== Data listing ==

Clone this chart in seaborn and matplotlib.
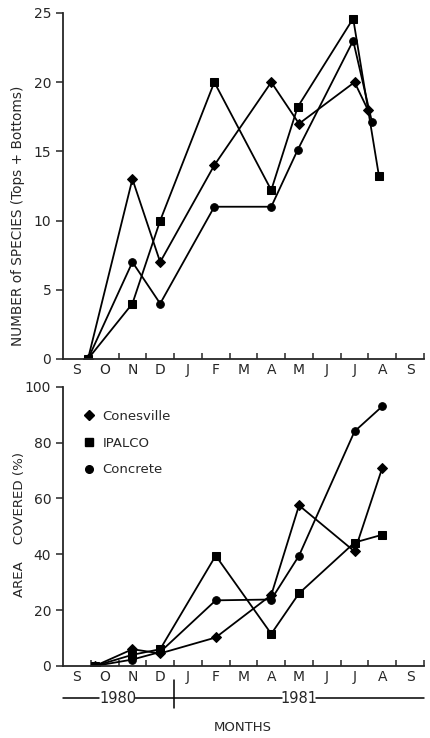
import pandas as pd
import matplotlib.pyplot as plt
import matplotlib.transforms as mtransforms
from matplotlib.lines import Line2D
import seaborn as sns

# -------------------------------
# DATA (x = months since 1 Sep 1980)
# -------------------------------

sites = ["Conesville", "IPALCO", "Concrete"]
site_markers = {"Conesville": "D", "IPALCO": "s", "Concrete": "o"}

# number of species (tops + bottoms)
species_x = {
    "Conesville": [0.9, 2.5, 3.5, 5.45, 7.5, 8.5, 10.5, 10.98],
    "IPALCO":     [0.9, 2.5, 3.5, 5.45, 7.5, 8.45, 10.45, 11.38],
    "Concrete":   [0.9, 2.5, 3.5, 5.45, 7.5, 8.45, 10.45, 11.13],
}
species_y = {
    "Conesville": [0, 13, 7, 14, 20, 17, 20, 18],
    "IPALCO":     [0, 4, 10, 20, 12.2, 18.2, 24.6, 13.2],
    "Concrete":   [0, 7, 4, 11, 11, 15.1, 23, 17.1],
}

# area covered (%)
area_x = [1.15, 2.5, 3.5, 5.5, 7.5, 8.5, 10.5, 11.5]
area_y = {
    "Conesville": [0, 6, 4.5, 10.2, 25.4, 57.5, 41, 71],
    "IPALCO":     [0, 4, 6, 39.5, 11.5, 26, 44.2, 47],
    "Concrete":   [0, 2.3, 5, 23.5, 23.8, 39.5, 84, 93],
}

month_labels = ["S", "O", "N", "D", "J", "F", "M", "A", "M", "J", "J", "A", "S"]

rows = []
for s in sites:
    for x, y in zip(species_x[s], species_y[s]):
        rows.append({"site": s, "month": x, "value": y, "panel": "species"})
    for x, y in zip(area_x, area_y[s]):
        rows.append({"site": s, "month": x, "value": y, "panel": "area"})
df = pd.DataFrame(rows)

# -------------------------------
# FIGURE
# -------------------------------

sns.set_style("ticks")
plt.rcParams["font.family"] = ["DejaVu Sans"]

fig = plt.figure(figsize=(4.3, 7.38), dpi=100)
ax1 = fig.add_axes([0.1465, 0.5136, 0.8395, 0.4688])
ax2 = fig.add_axes([0.1465, 0.0976, 0.8395, 0.3784])


def draw_panel(ax, data):
    sns.lineplot(data=data, x="month", y="value", style="site",
                 markers=site_markers, dashes=False, color="black",
                 linewidth=1.3, markersize=5.5, markeredgecolor="black",
                 estimator=None, legend=False, ax=ax)
    ax.set_xlim(0, 13)
    ax.set_xticks(range(1, 14))
    ax.set_xticklabels([])
    ax.set_xticks([i + 0.5 for i in range(13)], minor=True)
    ax.set_xticklabels(month_labels, minor=True, fontsize=10)
    ax.tick_params(axis="x", which="major", direction="in", length=4, width=1.1)
    ax.tick_params(axis="x", which="minor", length=0, pad=3)
    ax.tick_params(axis="y", direction="out", length=5, width=1.1, labelsize=10)
    ax.set_xlabel("")
    for sp in ["top", "right"]:
        ax.spines[sp].set_visible(False)
    for sp in ["left", "bottom"]:
        ax.spines[sp].set_linewidth(1.3)


draw_panel(ax1, df[df["panel"] == "species"])
ax1.set_ylim(0, 25)
ax1.set_yticks([0, 5, 10, 15, 20, 25])
ax1.set_ylabel("NUMBER of SPECIES (Tops + Bottoms)", fontsize=9.8)
ax1.yaxis.set_label_coords(-0.105, 0.413)

draw_panel(ax2, df[df["panel"] == "area"])
ax2.set_ylim(0, 100)
ax2.set_yticks([0, 20, 40, 60, 80, 100])
ax2.set_ylabel("AREA    COVERED (%)", fontsize=9.6)
ax2.yaxis.set_label_coords(-0.103, 0.508)

handles = [Line2D([], [], marker=site_markers[s], color="black",
                  linestyle="none", markersize=5.5) for s in sites]
ax2.legend(handles, sites, loc="upper left", bbox_to_anchor=(0.025, 0.96),
           frameon=False, fontsize=9.5, handlelength=0.8, handletextpad=0.6,
           labelspacing=1.05)

# year bar under the month axis
trans = mtransforms.blended_transform_factory(ax2.transData, ax2.transAxes)
ax2.plot([0, 1.3], [-0.1157, -0.1157], color="black", lw=1.1, transform=trans, clip_on=False)
ax2.plot([2.6, 7.9], [-0.1157, -0.1157], color="black", lw=1.1, transform=trans, clip_on=False)
ax2.plot([9.1, 13], [-0.1157, -0.1157], color="black", lw=1.1, transform=trans, clip_on=False)
ax2.plot([4, 4], [-0.05, -0.151], color="black", lw=1.1, transform=trans, clip_on=False)
ax2.text(1.97, -0.1157, "1980", ha="center", va="center", fontsize=10.5, transform=trans)
ax2.text(8.5, -0.1157, "1981", ha="center", va="center", fontsize=10.5, transform=trans)
ax2.text(6.47, -0.222, "MONTHS", ha="center", va="center", fontsize=9.5, transform=trans)

plt.savefig("out.png", dpi=100)
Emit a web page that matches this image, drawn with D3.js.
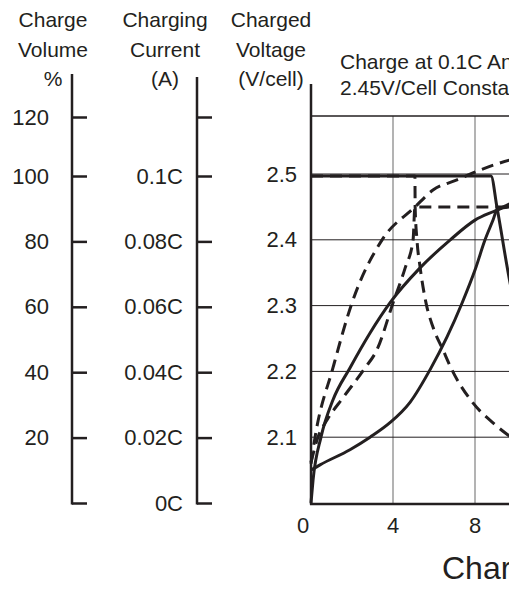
<!DOCTYPE html>
<html>
<head>
<meta charset="utf-8">
<script src="https://cdn.jsdelivr.net/npm/d3@7"></script>
<style>
  body { margin: 0; background: #fff; overflow: hidden; }
  svg { display: block; }
  text { font-family: "Liberation Sans", Arial, sans-serif; fill: #231f20; }
</style>
</head>
<body>
<div id="chart"></div>
<script>
// ---- data (hours on x) ----
const hourTicks = [0, 4, 8, 12, 16, 20, 24];
const pctTicks = [0, 20, 40, 60, 80, 100, 120];
const pctLabels = ["", "20", "40", "60", "80", "100", "120"];
const curTicks = [0, 0.02, 0.04, 0.06, 0.08, 0.1, 0.12];
const curLabels = ["0C", "0.02C", "0.04C", "0.06C", "0.08C", "0.1C", ""];
const voltTicks = [2.1, 2.2, 2.3, 2.4, 2.5];
const voltLabels = ["2.1", "2.2", "2.3", "2.4", "2.5"];

// solid = 100% discharged, dashed = 50% discharged
const solidCurrent = [[0, 0.1], [8.78, 0.1], [9.07, 0.0905], [9.66, 0.069], [10.3, 0.05],
  [11.5, 0.03], [13, 0.018], [16, 0.008], [20, 0.004]];
const dashedCurrent = [[0, 0.1], [5.07, 0.1], [5.08, 0.0905], [5.17, 0.0804], [5.32, 0.0722],
  [5.61, 0.0612], [5.95, 0.0538], [6.44, 0.0468], [6.83, 0.0413], [7.9, 0.0306],
  [8.88, 0.0245], [9.61, 0.0208], [12, 0.014], [16, 0.009], [24, 0.006]];
const solidVoltage = [[0, 2.05], [0.44, 2.058], [1.9, 2.081], [2.88, 2.1], [3.85, 2.122],
  [4.83, 2.153], [5.85, 2.205], [6.63, 2.252], [7.37, 2.304], [8.0, 2.354], [8.49, 2.4],
  [8.88, 2.43], [9.07, 2.445], [9.66, 2.45], [24, 2.45]];
const dashedVoltage = [[0, 2.062], [0.34, 2.1], [0.78, 2.126], [1.56, 2.16], [2.63, 2.205],
  [3.22, 2.233], [4.0, 2.304], [4.59, 2.357], [4.98, 2.4], [5.07, 2.45], [24, 2.45]];
const solidVolume = [[0, 0], [0.1, 7], [0.49, 20.2], [1.07, 31.5], [1.9, 41.3], [2.88, 52],
  [3.85, 61.2], [5.32, 71.9], [6.78, 80.4], [8.0, 86.5], [9.07, 89.6], [9.66, 91.4],
  [12, 97], [16, 102], [24, 105]];
const dashedVolume = [[0, 12], [0.2, 20.2], [1.07, 41.3], [2.0, 61.2], [3.46, 80.4],
  [5.07, 90.5], [5.95, 95.7], [7.12, 98.8], [8.24, 102], [9.7, 105.4], [12, 108],
  [16, 111], [24, 113]];

const w = 509;
const h = 590;
const ink = "#231f20";

const svg = d3.select("#chart").append("svg")
  .attr("width", w)
  .attr("height", h);

// scales (all three y axes share the same pixel range)
const x = d3.scaleLinear().domain([0, 24]).range([311, 803]);
const yPct = d3.scaleLinear().domain([0, 100, 120]).range([503, 176, 117]);
const yCur = d3.scaleLinear().domain([0, 0.1, 0.12]).range([503, 176, 117]);
const yVolt = d3.scaleLinear().domain([2.0, 2.5, 2.6]).range([503, 174, 116]);

// grid
svg.append("g")
  .selectAll("line")
  .data(hourTicks.slice(1))
  .enter()
  .append("line")
    .attr("x1", d => x(d)).attr("x2", d => x(d))
    .attr("y1", yVolt(2.6)).attr("y2", yVolt(2.0))
    .attr("stroke", "#8a8a8a")
    .attr("stroke-width", 1.3);

svg.append("g")
  .selectAll("line")
  .data(voltTicks.concat([2.6]))
  .enter()
  .append("line")
    .attr("x1", x(0)).attr("x2", w)
    .attr("y1", d => yVolt(d)).attr("y2", d => yVolt(d))
    .attr("stroke", ink)
    .attr("stroke-width", d => d === 2.6 ? 1.6 : 1);

// curves
const curves = [
  {data: solidCurrent, y: yCur, dash: null},
  {data: dashedCurrent, y: yCur, dash: "12,7"},
  {data: solidVoltage, y: yVolt, dash: null},
  {data: dashedVoltage, y: yVolt, dash: "12,7"},
  {data: solidVolume, y: yPct, dash: null},
  {data: dashedVolume, y: yPct, dash: "12,7"}
];

curves.forEach(c => {
  const line = d3.line()
    .x(d => x(d[0]))
    .y(d => c.y(d[1]))
    .curve(d3.curveMonotoneX);
  svg.append("path")
    .datum(c.data)
    .attr("d", line)
    .attr("fill", "none")
    .attr("stroke", ink)
    .attr("stroke-width", 3)
    .attr("stroke-dasharray", c.dash);
});

// left axes: line, ticks pointing right, labels on left
function sideAxis(xPos, scale, ticks, labels, pad, top, tickLen) {
  const g = svg.append("g").attr("transform", `translate(${xPos},0)`);
  const axis = d3.axisLeft(scale)
    .tickValues(ticks)
    .tickFormat((d, i) => labels[i])
    .tickSizeInner(-tickLen)
    .tickSizeOuter(0)
    .tickPadding(pad);
  g.call(axis);
  g.select(".domain").remove();
  g.selectAll(".tick line").attr("stroke", ink).attr("stroke-width", 2.5);
  g.selectAll(".tick text")
    .attr("font-size", 22)
    .attr("font-family", "Liberation Sans, Arial, sans-serif")
    .attr("fill", ink);
  g.append("line")
    .attr("x1", 0).attr("x2", 0)
    .attr("y1", top).attr("y2", 504.5)
    .attr("stroke", ink)
    .attr("stroke-width", 2.5);
  return g;
}

sideAxis(72, yPct, pctTicks, pctLabels, 23, 74, 15);
sideAxis(197, yCur, curTicks, curLabels, 14, 77, 15);
sideAxis(311, yVolt, voltTicks, voltLabels, 14, 84, 0);

// bottom axis
svg.append("line")
  .attr("x1", x(0) - 1).attr("x2", w)
  .attr("y1", 504).attr("y2", 504)
  .attr("stroke", ink)
  .attr("stroke-width", 2.5);

svg.append("g")
  .selectAll("text")
  .data(hourTicks)
  .enter()
  .append("text")
    .attr("x", d => x(d) - (d === 0 ? 8 : 0))
    .attr("y", 533)
    .attr("text-anchor", "middle")
    .attr("font-size", 22)
    .text(d => d);

svg.append("text")
  .attr("x", 442)
  .attr("y", 579)
  .attr("font-size", 32)
  .text("Charging Time (h)");

// axis titles
const titles = [
  {cx: 53, lines: ["Charge", "Volume", "%"]},
  {cx: 165, lines: ["Charging", "Current", "(A)"]},
  {cx: 271, lines: ["Charged", "Voltage", "(V/cell)"]}
];
titles.forEach(t => {
  svg.append("g")
    .selectAll("text")
    .data(t.lines)
    .enter()
    .append("text")
      .attr("x", t.cx)
      .attr("y", (d, i) => [27, 57, 86][i])
      .attr("text-anchor", "middle")
      .attr("font-size", 21)
      .text(d => d);
});

// chart title
svg.append("text").attr("x", 340).attr("y", 69).attr("font-size", 21)
  .text("Charge at 0.1C And");
svg.append("text").attr("x", 340).attr("y", 95).attr("font-size", 21)
  .text("2.45V/Cell Constant Voltage");
</script>
</body>
</html>
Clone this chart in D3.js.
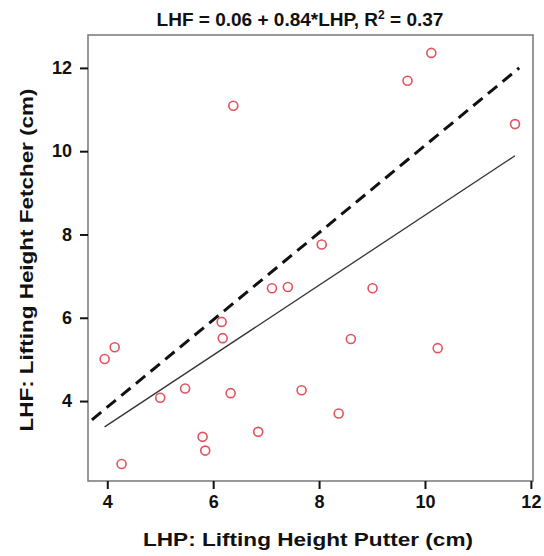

===

→ Request
Copy out every line with the word "chart".

→ Response to this task
Clone this chart in seaborn and matplotlib.
<div id="chart"></div>
const svg = d3.select("#chart").append("svg")
// chart title
Clone this chart in D3.js.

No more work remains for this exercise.